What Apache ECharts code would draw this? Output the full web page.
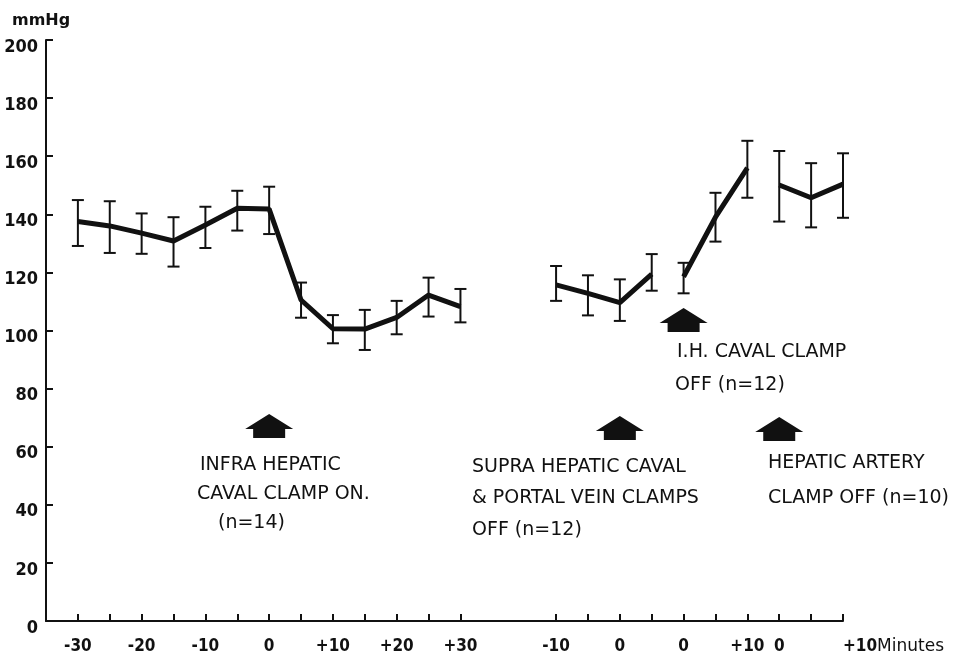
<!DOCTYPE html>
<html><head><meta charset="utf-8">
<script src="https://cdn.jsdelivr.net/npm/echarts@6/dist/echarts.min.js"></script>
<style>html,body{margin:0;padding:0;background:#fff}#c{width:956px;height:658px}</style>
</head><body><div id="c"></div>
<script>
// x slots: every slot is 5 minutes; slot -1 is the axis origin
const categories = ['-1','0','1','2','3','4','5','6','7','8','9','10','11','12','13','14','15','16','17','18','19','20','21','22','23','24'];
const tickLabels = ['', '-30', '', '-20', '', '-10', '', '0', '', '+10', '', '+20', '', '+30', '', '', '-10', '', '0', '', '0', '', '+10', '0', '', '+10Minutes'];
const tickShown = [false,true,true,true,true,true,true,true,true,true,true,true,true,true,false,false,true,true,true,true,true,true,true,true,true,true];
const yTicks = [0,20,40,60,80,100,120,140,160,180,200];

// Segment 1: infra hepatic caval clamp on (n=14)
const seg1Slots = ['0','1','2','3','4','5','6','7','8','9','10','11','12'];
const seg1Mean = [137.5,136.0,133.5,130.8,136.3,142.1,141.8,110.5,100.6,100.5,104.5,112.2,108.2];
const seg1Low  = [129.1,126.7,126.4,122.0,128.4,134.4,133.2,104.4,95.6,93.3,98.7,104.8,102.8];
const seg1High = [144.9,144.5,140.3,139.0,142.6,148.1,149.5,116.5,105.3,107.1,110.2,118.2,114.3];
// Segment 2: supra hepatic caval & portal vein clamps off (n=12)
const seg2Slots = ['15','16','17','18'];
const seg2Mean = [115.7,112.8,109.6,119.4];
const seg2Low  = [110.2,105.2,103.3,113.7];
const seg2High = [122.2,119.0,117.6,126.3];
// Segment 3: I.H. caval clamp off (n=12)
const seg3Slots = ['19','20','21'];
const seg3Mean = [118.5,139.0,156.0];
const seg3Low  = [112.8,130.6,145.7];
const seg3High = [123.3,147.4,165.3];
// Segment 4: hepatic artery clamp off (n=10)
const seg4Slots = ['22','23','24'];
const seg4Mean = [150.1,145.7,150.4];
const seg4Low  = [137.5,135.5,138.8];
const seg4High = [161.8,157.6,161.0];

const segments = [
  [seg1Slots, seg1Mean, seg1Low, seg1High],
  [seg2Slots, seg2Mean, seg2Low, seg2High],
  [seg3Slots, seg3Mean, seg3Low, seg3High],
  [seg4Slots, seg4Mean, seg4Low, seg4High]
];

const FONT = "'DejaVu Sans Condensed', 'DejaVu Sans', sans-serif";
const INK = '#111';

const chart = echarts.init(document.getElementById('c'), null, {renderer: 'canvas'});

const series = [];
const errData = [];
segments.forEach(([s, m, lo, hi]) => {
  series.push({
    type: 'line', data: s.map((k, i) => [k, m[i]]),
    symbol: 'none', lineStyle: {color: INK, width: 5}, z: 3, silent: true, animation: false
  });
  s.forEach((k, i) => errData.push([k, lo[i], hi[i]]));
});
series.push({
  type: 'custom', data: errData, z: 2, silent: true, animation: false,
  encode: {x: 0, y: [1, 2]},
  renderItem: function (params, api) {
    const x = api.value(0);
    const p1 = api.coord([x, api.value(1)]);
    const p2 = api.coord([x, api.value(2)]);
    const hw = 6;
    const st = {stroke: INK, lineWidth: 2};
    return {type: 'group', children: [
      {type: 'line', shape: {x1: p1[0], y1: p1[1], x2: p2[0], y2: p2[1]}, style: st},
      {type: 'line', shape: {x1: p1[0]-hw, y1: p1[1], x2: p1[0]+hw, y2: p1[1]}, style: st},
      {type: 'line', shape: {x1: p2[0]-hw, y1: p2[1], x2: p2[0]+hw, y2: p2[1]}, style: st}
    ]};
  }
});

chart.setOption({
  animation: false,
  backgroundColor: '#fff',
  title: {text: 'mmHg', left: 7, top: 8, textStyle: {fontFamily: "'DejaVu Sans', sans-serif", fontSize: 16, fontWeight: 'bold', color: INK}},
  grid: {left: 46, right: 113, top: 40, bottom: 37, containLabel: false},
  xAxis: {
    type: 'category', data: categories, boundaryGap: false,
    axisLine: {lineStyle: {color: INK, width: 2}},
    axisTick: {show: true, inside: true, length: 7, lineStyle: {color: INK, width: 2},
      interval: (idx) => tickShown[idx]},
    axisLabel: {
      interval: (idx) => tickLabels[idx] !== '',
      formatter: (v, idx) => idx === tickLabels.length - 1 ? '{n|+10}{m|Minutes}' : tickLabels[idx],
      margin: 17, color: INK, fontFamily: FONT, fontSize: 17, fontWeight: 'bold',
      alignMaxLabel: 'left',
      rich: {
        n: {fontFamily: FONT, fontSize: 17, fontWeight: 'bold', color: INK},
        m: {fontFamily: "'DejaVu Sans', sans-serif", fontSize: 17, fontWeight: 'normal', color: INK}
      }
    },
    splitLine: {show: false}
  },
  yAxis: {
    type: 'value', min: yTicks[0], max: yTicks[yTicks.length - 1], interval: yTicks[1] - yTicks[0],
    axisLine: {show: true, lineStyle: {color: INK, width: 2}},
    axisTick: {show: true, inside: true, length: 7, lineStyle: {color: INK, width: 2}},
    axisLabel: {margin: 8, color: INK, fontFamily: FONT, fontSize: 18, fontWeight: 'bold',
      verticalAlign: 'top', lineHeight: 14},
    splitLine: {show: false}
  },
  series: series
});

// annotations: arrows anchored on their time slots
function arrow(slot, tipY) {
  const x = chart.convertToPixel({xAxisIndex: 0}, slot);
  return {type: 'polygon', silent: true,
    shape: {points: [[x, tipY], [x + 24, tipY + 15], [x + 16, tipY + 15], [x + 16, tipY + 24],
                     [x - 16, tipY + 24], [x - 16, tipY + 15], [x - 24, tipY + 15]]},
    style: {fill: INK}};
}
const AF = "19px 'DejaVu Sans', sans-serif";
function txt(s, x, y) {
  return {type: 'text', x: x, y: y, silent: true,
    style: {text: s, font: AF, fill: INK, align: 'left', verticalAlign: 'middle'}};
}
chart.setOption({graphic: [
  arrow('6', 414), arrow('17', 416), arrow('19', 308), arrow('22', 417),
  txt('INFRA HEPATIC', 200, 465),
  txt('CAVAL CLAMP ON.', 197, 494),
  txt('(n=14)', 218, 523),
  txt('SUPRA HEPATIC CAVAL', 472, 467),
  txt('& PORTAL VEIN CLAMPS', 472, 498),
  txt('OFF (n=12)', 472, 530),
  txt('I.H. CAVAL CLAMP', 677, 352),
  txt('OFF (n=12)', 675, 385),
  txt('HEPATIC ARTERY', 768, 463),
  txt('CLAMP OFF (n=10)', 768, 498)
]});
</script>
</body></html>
...
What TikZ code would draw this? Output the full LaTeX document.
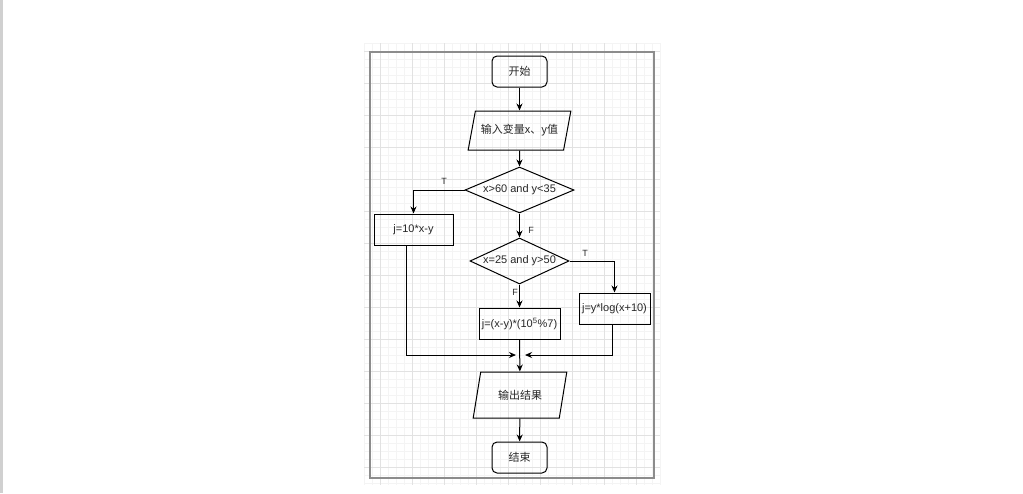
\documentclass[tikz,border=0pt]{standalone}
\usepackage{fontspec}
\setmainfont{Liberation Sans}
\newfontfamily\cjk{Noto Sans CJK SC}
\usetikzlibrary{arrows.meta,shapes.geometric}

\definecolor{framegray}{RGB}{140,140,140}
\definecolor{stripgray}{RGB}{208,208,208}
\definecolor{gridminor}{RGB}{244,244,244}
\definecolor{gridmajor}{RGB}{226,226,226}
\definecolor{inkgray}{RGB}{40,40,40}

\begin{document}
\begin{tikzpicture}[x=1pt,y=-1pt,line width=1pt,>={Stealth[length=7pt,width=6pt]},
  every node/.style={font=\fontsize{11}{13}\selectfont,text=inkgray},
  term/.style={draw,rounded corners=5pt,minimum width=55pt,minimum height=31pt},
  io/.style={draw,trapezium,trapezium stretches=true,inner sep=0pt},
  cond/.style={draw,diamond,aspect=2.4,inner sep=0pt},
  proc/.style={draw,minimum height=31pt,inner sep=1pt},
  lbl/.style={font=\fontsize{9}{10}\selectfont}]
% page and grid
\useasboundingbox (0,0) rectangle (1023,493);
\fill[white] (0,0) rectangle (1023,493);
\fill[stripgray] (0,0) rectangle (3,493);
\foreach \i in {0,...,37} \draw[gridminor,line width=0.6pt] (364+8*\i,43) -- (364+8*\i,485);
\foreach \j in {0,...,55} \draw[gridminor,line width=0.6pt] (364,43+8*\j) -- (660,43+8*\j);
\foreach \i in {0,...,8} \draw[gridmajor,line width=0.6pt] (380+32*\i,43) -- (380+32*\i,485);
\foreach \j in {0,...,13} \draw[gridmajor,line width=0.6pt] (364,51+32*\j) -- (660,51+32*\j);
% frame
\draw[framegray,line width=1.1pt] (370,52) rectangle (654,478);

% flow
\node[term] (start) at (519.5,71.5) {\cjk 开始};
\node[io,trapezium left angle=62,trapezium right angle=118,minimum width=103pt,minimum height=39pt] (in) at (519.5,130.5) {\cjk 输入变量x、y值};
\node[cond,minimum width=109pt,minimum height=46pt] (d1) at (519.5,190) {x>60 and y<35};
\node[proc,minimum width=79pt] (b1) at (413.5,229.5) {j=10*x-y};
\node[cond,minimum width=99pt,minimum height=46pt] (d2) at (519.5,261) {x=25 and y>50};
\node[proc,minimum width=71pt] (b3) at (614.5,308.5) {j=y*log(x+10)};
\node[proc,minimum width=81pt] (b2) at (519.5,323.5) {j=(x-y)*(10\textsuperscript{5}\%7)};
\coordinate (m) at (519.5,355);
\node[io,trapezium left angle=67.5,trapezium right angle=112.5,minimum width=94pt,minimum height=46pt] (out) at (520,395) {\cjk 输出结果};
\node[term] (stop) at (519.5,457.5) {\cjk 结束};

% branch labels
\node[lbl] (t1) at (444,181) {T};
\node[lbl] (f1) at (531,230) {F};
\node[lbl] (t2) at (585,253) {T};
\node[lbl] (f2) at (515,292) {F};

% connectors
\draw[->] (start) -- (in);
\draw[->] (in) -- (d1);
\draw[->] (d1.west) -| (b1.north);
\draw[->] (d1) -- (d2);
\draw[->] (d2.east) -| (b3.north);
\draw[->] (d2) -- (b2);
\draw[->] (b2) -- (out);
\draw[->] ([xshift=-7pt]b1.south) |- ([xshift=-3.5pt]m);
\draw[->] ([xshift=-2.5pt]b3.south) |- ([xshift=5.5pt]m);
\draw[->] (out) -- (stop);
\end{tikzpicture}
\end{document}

TASK PROMPT: Everything from the line that contains "What Apache ECharts" down to the line that contains "const yTicks = [0,20,40,60,80,100,120,140,160,180,200];" should be written out exactly, end lines too, minus the pictures.

IN RESPONSE:
What Apache ECharts code would draw this? Output the full web page.
<!DOCTYPE html>
<html><head><meta charset="utf-8">
<script src="https://cdn.jsdelivr.net/npm/echarts@6/dist/echarts.min.js"></script>
<style>html,body{margin:0;padding:0;background:#fff}#c{width:956px;height:658px}</style>
</head><body><div id="c"></div>
<script>
// x slots: every slot is 5 minutes; slot -1 is the axis origin
const categories = ['-1','0','1','2','3','4','5','6','7','8','9','10','11','12','13','14','15','16','17','18','19','20','21','22','23','24'];
const tickLabels = ['', '-30', '', '-20', '', '-10', '', '0', '', '+10', '', '+20', '', '+30', '', '', '-10', '', '0', '', '0', '', '+10', '0', '', '+10Minutes'];
const tickShown = [false,true,true,true,true,true,true,true,true,true,true,true,true,true,false,false,true,true,true,true,true,true,true,true,true,true];
const yTicks = [0,20,40,60,80,100,120,140,160,180,200];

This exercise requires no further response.